Помню ее и в большом темном зале ресторана в Дельфах, тоже в очень ранний час. Наши мечты о кофе, хотя бы растворимом, развеялись, как и надежды дозваться официантов (их смутные силуэты проплывают в отдалении, и тут же скрываются из виду). «Ничего, не пропадем», — говорит Сильвия. В самом деле: она, непонятно когда, успела приметить на полке жестяную банку, в которой действительно оказывается молотый кофе, — и вот она уже всыпает немного порошка в полуостывший чай, размешивает, пьет. «It's not so bad»{113} — заключает она, нисколько не обольщаясь результатом, но с тем спокойным восприятием, в котором и проявляется самое тонкое чувство юмора.

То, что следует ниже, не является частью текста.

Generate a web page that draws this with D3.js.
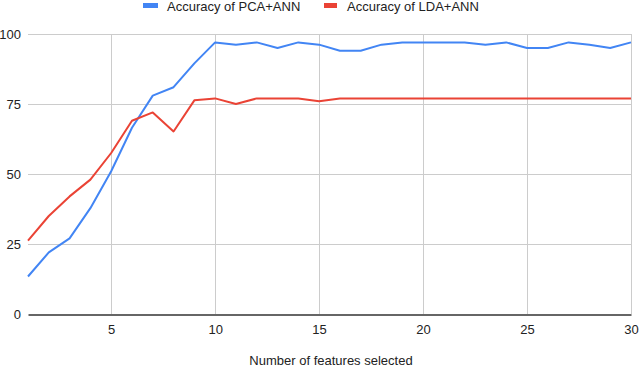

По правде говоря, я никогда не видел путешественника, столь равнодушного к себе, столь твердого в своем веселом стоицизме; и, спрашивая себя подчас, из какого тайника души она черпает силы, искренне восхищался этим хрупким существом, исполненным доверия к жизни. Чего Сильвия ждала от Греции, куда судьба привела ее с таким опозданием? Помню, в Микенах она захотела спуститься в глубокий колодец, и нам пришлось долго идти с тусклыми свечками в руках по нескончаемой винтовой лестнице. Лестница была тесной, ступени скользкими, и внизу, возле воды, к которой мы спускались, виднелась только узенькая полоска земли, однако Сильвия, шедшая впереди меня, явно не испытывала страха: несколько озадаченная, она тем не менее была по-прежнему внимательна ко всему, что видела, — и я узнавал в ней, пусть и поблекшей с годами, но в сущности ничуть не изменившейся, сестру этой прячущейся воды, эту вечную девушку-англичанку, из тех, что, воспользовавшись минутной свободой, бегут из дому с рюкзаком за плечами, ночуют в палатке, записывают на ходу все, что видят в музеях (Сильвия, впрочем, этого уже не делала, лишь иногда черкала словцо на старом конверте), бродят ранним утром по пустым деревенским улочкам. Сильвия Бич была сама естественность — качество, в котором выражается ум истинно свободного человека. И в зрелые годы, и в старости она сохраняла вынесенное из детства нежелание присматриваться к унылой стороне вещей. Похожая на ее любимые изображения Коры, чей взгляд устремлен вам прямо в лицо, далекий от ханжества, но и целомудренный, на дышащих телесной крепостью и одновременно печальных воинов, сошедшихся в решающем бою на фронтоне Олимпийского храма, она утвердила свои идеалы над всеми неувязками, дребеденью, тоскливой сумятицей жизни.